Your goal —
Pictures aside, quote the whole listing exactly.

┌──

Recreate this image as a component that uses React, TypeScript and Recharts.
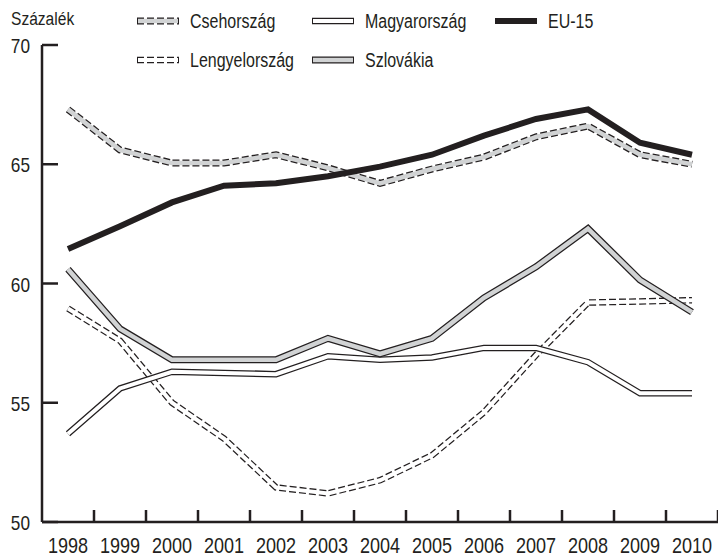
import { ComposedChart, Line, XAxis, YAxis } from 'recharts';

// Years on the x axis
const YEARS = ['1998', '1999', '2000', '2001', '2002', '2003', '2004', '2005', '2006', '2007', '2008', '2009', '2010'];

// Percent values per country
const CSEH = [67.3, 65.6, 65.05, 65.05, 65.4, 64.85, 64.2, 64.8, 65.3, 66.15, 66.6, 65.4, 65.0];
const MAGYAR = [53.7, 55.6, 56.3, 56.25, 56.2, 56.95, 56.8, 56.9, 57.3, 57.3, 56.7, 55.4, 55.4];
const EU15 = [61.45, 62.4, 63.4, 64.1, 64.2, 64.5, 64.9, 65.4, 66.2, 66.9, 67.3, 65.9, 65.4];
const LENGYEL = [58.95, 57.6, 55.0, 53.5, 51.45, 51.2, 51.75, 52.8, 54.6, 57.0, 59.2, 59.25, 59.3];
const SZLOVAK = [60.6, 58.1, 56.8, 56.8, 56.8, 57.7, 57.05, 57.7, 59.4, 60.7, 62.3, 60.15, 58.8];

const Y_TICKS = [50, 55, 60, 65, 70];

// no narrow font installed, so Liberation Sans gets squeezed horizontally
const FONT = '"Liberation Sans", Arial, sans-serif';
const SQUEEZE = 0.82;
const INK = '#231f20';
const GRAY = '#d1d3d4';

const data = YEARS.map((year, i) => ({
  year,
  cseh: CSEH[i],
  magyar: MAGYAR[i],
  eu: EU15[i],
  lengyel: LENGYEL[i],
  szlovak: SZLOVAK[i],
}));

// outer = dark outline stroke, inner = fill stroke drawn on top
const SERIES = [
  { key: 'lengyel', name: 'Lengyelország', outer: 6.5, inner: 4, fill: '#ffffff', dash: '7 3' },
  { key: 'magyar', name: 'Magyarország', outer: 6.5, inner: 4, fill: '#ffffff', dash: undefined },
  { key: 'szlovak', name: 'Szlovákia', outer: 7, inner: 4.5, fill: GRAY, dash: undefined },
  { key: 'cseh', name: 'Csehország', outer: 7, inner: 4.5, fill: GRAY, dash: '7 3' },
  { key: 'eu', name: 'EU-15', outer: 6, inner: 0, fill: INK, dash: undefined },
];

const LEGEND_POS: Record<string, { x: number; y: number }> = {
  cseh: { x: 137, y: 21 },
  magyar: { x: 312, y: 21 },
  eu: { x: 495, y: 21 },
  lengyel: { x: 137, y: 60 },
  szlovak: { x: 312, y: 60 },
};

const BAND = 52;

function Label({ x, y, size, anchor, children }: any) {
  return (
    <text
      transform={`translate(${x},${y}) scale(${SQUEEZE},1)`}
      textAnchor={anchor}
      fontSize={size}
      fontFamily={FONT}
      fill={INK}
    >
      {children}
    </text>
  );
}

function YTick(props: any) {
  const { x, y, payload } = props;
  return (
    <g>
      <line x1={x} x2={x + 16} y1={y} y2={y} stroke={INK} strokeWidth={2.5} />
      <Label x={x - 12} y={y + 8} size={21} anchor="end">
        {payload.value}
      </Label>
    </g>
  );
}

function XTick(props: any) {
  const { x, y, payload } = props;
  return (
    <g>
      <line x1={x + BAND / 2} x2={x + BAND / 2} y1={y} y2={y - 12} stroke={INK} strokeWidth={2.5} />
      <Label x={x} y={y + 31} size={22} anchor="middle">
        {payload.value}
      </Label>
    </g>
  );
}

function Legend() {
  return (
    <svg width={718} height={80} style={{ position: 'absolute', left: 0, top: 0, pointerEvents: 'none' }}>
      <Label x={11} y={25} size={19} anchor="start">
        Százalék
      </Label>
      {SERIES.map((s) => {
        const p = LEGEND_POS[s.key];
        return (
          <g key={s.key}>
            <line x1={p.x} x2={p.x + 42} y1={p.y} y2={p.y} stroke={INK} strokeWidth={s.outer} strokeDasharray={s.dash} />
            {s.inner > 0 && (
              <line x1={p.x + 1} x2={p.x + 41} y1={p.y} y2={p.y} stroke={s.fill} strokeWidth={s.inner} />
            )}
            <Label x={p.x + 53} y={p.y + 7} size={19.5} anchor="start">
              {s.name}
            </Label>
          </g>
        );
      })}
    </svg>
  );
}

export default function App() {
  return (
    <div style={{ position: 'relative', width: 718, height: 558, background: '#fff' }}>
      <style>{'body{margin:0}'}</style>
      <ComposedChart width={718} height={558} data={data} margin={{ top: 45, right: 0, bottom: 0, left: 0 }}>
        <XAxis
          dataKey="year"
          interval={0}
          height={36}
          padding={{ left: BAND / 2, right: BAND / 2 }}
          tickSize={0}
          tickMargin={0}
          tick={<XTick />}
          axisLine={{ stroke: INK, strokeWidth: 2.5 }}
        />
        <YAxis
          domain={[50, 70]}
          ticks={Y_TICKS}
          width={42}
          tickSize={0}
          tickMargin={0}
          tick={<YTick />}
          axisLine={{ stroke: INK, strokeWidth: 2.5 }}
        />
        {SERIES.flatMap((s) => {
          const lines = [
            <Line
              key={s.key + '-outer'}
              dataKey={s.key}
              type="linear"
              stroke={INK}
              strokeWidth={s.outer}
              strokeDasharray={s.dash}
              dot={false}
              activeDot={false}
              isAnimationActive={false}
            />,
          ];
          if (s.inner > 0) {
            lines.push(
              <Line
                key={s.key + '-inner'}
                dataKey={s.key}
                type="linear"
                stroke={s.fill}
                strokeWidth={s.inner}
                dot={false}
                activeDot={false}
                isAnimationActive={false}
              />
            );
          }
          return lines;
        })}
      </ComposedChart>
      <Legend />
    </div>
  );
}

└──

Result below —
Recreate this image as a component that uses React, TypeScript and Recharts.
import { ComposedChart, Line, XAxis, YAxis } from 'recharts';

// Years on the x axis
const YEARS = ['1998', '1999', '2000', '2001', '2002', '2003', '2004', '2005', '2006', '2007', '2008', '2009', '2010'];

// Percent values per country
const CSEH = [67.3, 65.6, 65.05, 65.05, 65.4, 64.85, 64.2, 64.8, 65.3, 66.15, 66.6, 65.4, 65.0];
const MAGYAR = [53.7, 55.6, 56.3, 56.25, 56.2, 56.95, 56.8, 56.9, 57.3, 57.3, 56.7, 55.4, 55.4];
const EU15 = [61.45, 62.4, 63.4, 64.1, 64.2, 64.5, 64.9, 65.4, 66.2, 66.9, 67.3, 65.9, 65.4];
const LENGYEL = [58.95, 57.6, 55.0, 53.5, 51.45, 51.2, 51.75, 52.8, 54.6, 57.0, 59.2, 59.25, 59.3];
const SZLOVAK = [60.6, 58.1, 56.8, 56.8, 56.8, 57.7, 57.05, 57.7, 59.4, 60.7, 62.3, 60.15, 58.8];

const Y_TICKS = [50, 55, 60, 65, 70];

// no narrow font installed, so Liberation Sans gets squeezed horizontally
const FONT = '"Liberation Sans", Arial, sans-serif';
const SQUEEZE = 0.82;
const INK = '#231f20';
const GRAY = '#d1d3d4';

const data = YEARS.map((year, i) => ({
  year,
  cseh: CSEH[i],
  magyar: MAGYAR[i],
  eu: EU15[i],
  lengyel: LENGYEL[i],
  szlovak: SZLOVAK[i],
}));

// outer = dark outline stroke, inner = fill stroke drawn on top
const SERIES = [
  { key: 'lengyel', name: 'Lengyelország', outer: 6.5, inner: 4, fill: '#ffffff', dash: '7 3' },
  { key: 'magyar', name: 'Magyarország', outer: 6.5, inner: 4, fill: '#ffffff', dash: undefined },
  { key: 'szlovak', name: 'Szlovákia', outer: 7, inner: 4.5, fill: GRAY, dash: undefined },
  { key: 'cseh', name: 'Csehország', outer: 7, inner: 4.5, fill: GRAY, dash: '7 3' },
  { key: 'eu', name: 'EU-15', outer: 6, inner: 0, fill: INK, dash: undefined },
];

const LEGEND_POS: Record<string, { x: number; y: number }> = {
  cseh: { x: 137, y: 21 },
  magyar: { x: 312, y: 21 },
  eu: { x: 495, y: 21 },
  lengyel: { x: 137, y: 60 },
  szlovak: { x: 312, y: 60 },
};

const BAND = 52;

function Label({ x, y, size, anchor, children }: any) {
  return (
    <text
      transform={`translate(${x},${y}) scale(${SQUEEZE},1)`}
      textAnchor={anchor}
      fontSize={size}
      fontFamily={FONT}
      fill={INK}
    >
      {children}
    </text>
  );
}

function YTick(props: any) {
  const { x, y, payload } = props;
  return (
    <g>
      <line x1={x} x2={x + 16} y1={y} y2={y} stroke={INK} strokeWidth={2.5} />
      <Label x={x - 12} y={y + 8} size={21} anchor="end">
        {payload.value}
      </Label>
    </g>
  );
}

function XTick(props: any) {
  const { x, y, payload } = props;
  return (
    <g>
      <line x1={x + BAND / 2} x2={x + BAND / 2} y1={y} y2={y - 12} stroke={INK} strokeWidth={2.5} />
      <Label x={x} y={y + 31} size={22} anchor="middle">
        {payload.value}
      </Label>
    </g>
  );
}

function Legend() {
  return (
    <svg width={718} height={80} style={{ position: 'absolute', left: 0, top: 0, pointerEvents: 'none' }}>
      <Label x={11} y={25} size={19} anchor="start">
        Százalék
      </Label>
      {SERIES.map((s) => {
        const p = LEGEND_POS[s.key];
        return (
          <g key={s.key}>
            <line x1={p.x} x2={p.x + 42} y1={p.y} y2={p.y} stroke={INK} strokeWidth={s.outer} strokeDasharray={s.dash} />
            {s.inner > 0 && (
              <line x1={p.x + 1} x2={p.x + 41} y1={p.y} y2={p.y} stroke={s.fill} strokeWidth={s.inner} />
            )}
            <Label x={p.x + 53} y={p.y + 7} size={19.5} anchor="start">
              {s.name}
            </Label>
          </g>
        );
      })}
    </svg>
  );
}

export default function App() {
  return (
    <div style={{ position: 'relative', width: 718, height: 558, background: '#fff' }}>
      <style>{'body{margin:0}'}</style>
      <ComposedChart width={718} height={558} data={data} margin={{ top: 45, right: 0, bottom: 0, left: 0 }}>
        <XAxis
          dataKey="year"
          interval={0}
          height={36}
          padding={{ left: BAND / 2, right: BAND / 2 }}
          tickSize={0}
          tickMargin={0}
          tick={<XTick />}
          axisLine={{ stroke: INK, strokeWidth: 2.5 }}
        />
        <YAxis
          domain={[50, 70]}
          ticks={Y_TICKS}
          width={42}
          tickSize={0}
          tickMargin={0}
          tick={<YTick />}
          axisLine={{ stroke: INK, strokeWidth: 2.5 }}
        />
        {SERIES.flatMap((s) => {
          const lines = [
            <Line
              key={s.key + '-outer'}
              dataKey={s.key}
              type="linear"
              stroke={INK}
              strokeWidth={s.outer}
              strokeDasharray={s.dash}
              dot={false}
              activeDot={false}
              isAnimationActive={false}
            />,
          ];
          if (s.inner > 0) {
            lines.push(
              <Line
                key={s.key + '-inner'}
                dataKey={s.key}
                type="linear"
                stroke={s.fill}
                strokeWidth={s.inner}
                dot={false}
                activeDot={false}
                isAnimationActive={false}
              />
            );
          }
          return lines;
        })}
      </ComposedChart>
      <Legend />
    </div>
  );
}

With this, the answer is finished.